* begin Dataset content *
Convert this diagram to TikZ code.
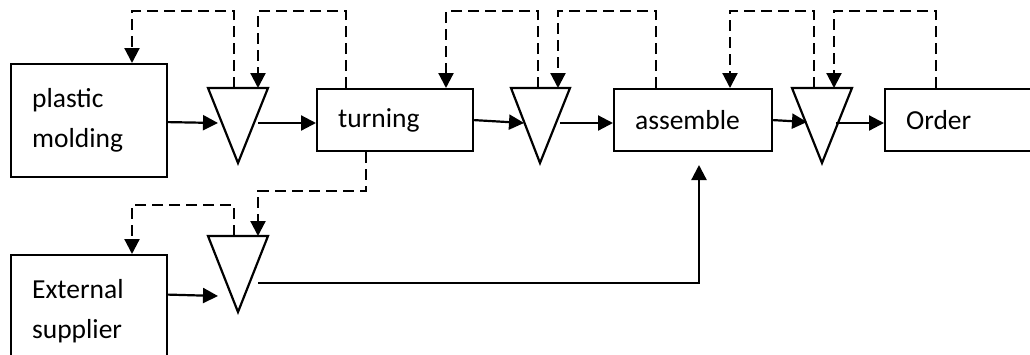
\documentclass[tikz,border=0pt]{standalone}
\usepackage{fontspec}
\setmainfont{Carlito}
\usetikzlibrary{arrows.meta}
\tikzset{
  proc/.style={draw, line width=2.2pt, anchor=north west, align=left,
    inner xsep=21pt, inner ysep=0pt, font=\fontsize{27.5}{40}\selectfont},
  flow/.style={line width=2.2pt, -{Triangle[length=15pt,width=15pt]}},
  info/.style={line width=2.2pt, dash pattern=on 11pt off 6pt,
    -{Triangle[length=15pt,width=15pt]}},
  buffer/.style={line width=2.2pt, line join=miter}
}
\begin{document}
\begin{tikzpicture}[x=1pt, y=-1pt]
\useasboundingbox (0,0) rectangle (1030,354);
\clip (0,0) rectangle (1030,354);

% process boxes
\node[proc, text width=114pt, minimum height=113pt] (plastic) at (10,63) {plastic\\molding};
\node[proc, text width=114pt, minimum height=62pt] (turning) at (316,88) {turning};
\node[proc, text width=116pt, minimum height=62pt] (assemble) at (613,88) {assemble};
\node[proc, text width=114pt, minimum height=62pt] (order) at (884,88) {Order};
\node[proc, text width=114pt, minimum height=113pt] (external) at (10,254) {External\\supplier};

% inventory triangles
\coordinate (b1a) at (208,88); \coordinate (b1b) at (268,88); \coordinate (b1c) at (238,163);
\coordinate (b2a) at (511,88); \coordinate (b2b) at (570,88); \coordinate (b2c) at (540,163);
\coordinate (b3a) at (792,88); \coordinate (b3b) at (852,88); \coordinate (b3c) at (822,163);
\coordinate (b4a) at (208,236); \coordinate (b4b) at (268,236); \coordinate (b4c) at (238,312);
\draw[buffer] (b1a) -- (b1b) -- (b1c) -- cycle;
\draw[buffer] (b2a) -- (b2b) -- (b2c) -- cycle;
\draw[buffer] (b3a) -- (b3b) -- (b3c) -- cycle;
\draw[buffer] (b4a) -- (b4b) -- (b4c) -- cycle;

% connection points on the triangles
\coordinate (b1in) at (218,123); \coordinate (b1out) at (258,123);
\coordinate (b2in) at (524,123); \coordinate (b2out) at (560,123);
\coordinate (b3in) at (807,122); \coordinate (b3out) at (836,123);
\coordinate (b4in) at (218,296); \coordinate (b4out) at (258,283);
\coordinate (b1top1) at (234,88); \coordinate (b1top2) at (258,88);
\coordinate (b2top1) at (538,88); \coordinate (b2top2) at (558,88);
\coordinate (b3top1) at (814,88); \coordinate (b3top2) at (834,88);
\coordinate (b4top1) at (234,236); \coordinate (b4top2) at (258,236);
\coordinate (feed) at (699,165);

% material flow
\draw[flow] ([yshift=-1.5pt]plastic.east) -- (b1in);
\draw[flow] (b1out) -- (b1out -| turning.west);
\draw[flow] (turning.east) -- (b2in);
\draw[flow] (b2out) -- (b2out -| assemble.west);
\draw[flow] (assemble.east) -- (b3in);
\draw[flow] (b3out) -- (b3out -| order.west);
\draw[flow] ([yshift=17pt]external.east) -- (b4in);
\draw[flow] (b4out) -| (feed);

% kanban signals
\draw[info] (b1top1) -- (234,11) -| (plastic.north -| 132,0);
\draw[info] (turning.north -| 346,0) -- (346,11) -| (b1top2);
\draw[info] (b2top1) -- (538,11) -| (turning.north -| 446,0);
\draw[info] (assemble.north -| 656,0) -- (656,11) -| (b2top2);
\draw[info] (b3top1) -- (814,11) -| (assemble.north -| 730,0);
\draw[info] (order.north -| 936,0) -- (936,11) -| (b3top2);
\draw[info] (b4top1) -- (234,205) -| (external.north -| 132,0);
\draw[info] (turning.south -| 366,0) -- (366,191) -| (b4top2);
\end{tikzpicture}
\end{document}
* end Dataset content *
__Written exercise__.
Return exactly what appears from the opening line of the material through the line with "(b4c) -- cycle;", apart from the pictures.

__Reply__.
Convert this diagram to TikZ code.
\documentclass[tikz,border=0pt]{standalone}
\usepackage{fontspec}
\setmainfont{Carlito}
\usetikzlibrary{arrows.meta}
\tikzset{
  proc/.style={draw, line width=2.2pt, anchor=north west, align=left,
    inner xsep=21pt, inner ysep=0pt, font=\fontsize{27.5}{40}\selectfont},
  flow/.style={line width=2.2pt, -{Triangle[length=15pt,width=15pt]}},
  info/.style={line width=2.2pt, dash pattern=on 11pt off 6pt,
    -{Triangle[length=15pt,width=15pt]}},
  buffer/.style={line width=2.2pt, line join=miter}
}
\begin{document}
\begin{tikzpicture}[x=1pt, y=-1pt]
\useasboundingbox (0,0) rectangle (1030,354);
\clip (0,0) rectangle (1030,354);

% process boxes
\node[proc, text width=114pt, minimum height=113pt] (plastic) at (10,63) {plastic\\molding};
\node[proc, text width=114pt, minimum height=62pt] (turning) at (316,88) {turning};
\node[proc, text width=116pt, minimum height=62pt] (assemble) at (613,88) {assemble};
\node[proc, text width=114pt, minimum height=62pt] (order) at (884,88) {Order};
\node[proc, text width=114pt, minimum height=113pt] (external) at (10,254) {External\\supplier};

% inventory triangles
\coordinate (b1a) at (208,88); \coordinate (b1b) at (268,88); \coordinate (b1c) at (238,163);
\coordinate (b2a) at (511,88); \coordinate (b2b) at (570,88); \coordinate (b2c) at (540,163);
\coordinate (b3a) at (792,88); \coordinate (b3b) at (852,88); \coordinate (b3c) at (822,163);
\coordinate (b4a) at (208,236); \coordinate (b4b) at (268,236); \coordinate (b4c) at (238,312);
\draw[buffer] (b1a) -- (b1b) -- (b1c) -- cycle;
\draw[buffer] (b2a) -- (b2b) -- (b2c) -- cycle;
\draw[buffer] (b3a) -- (b3b) -- (b3c) -- cycle;
\draw[buffer] (b4a) -- (b4b) -- (b4c) -- cycle;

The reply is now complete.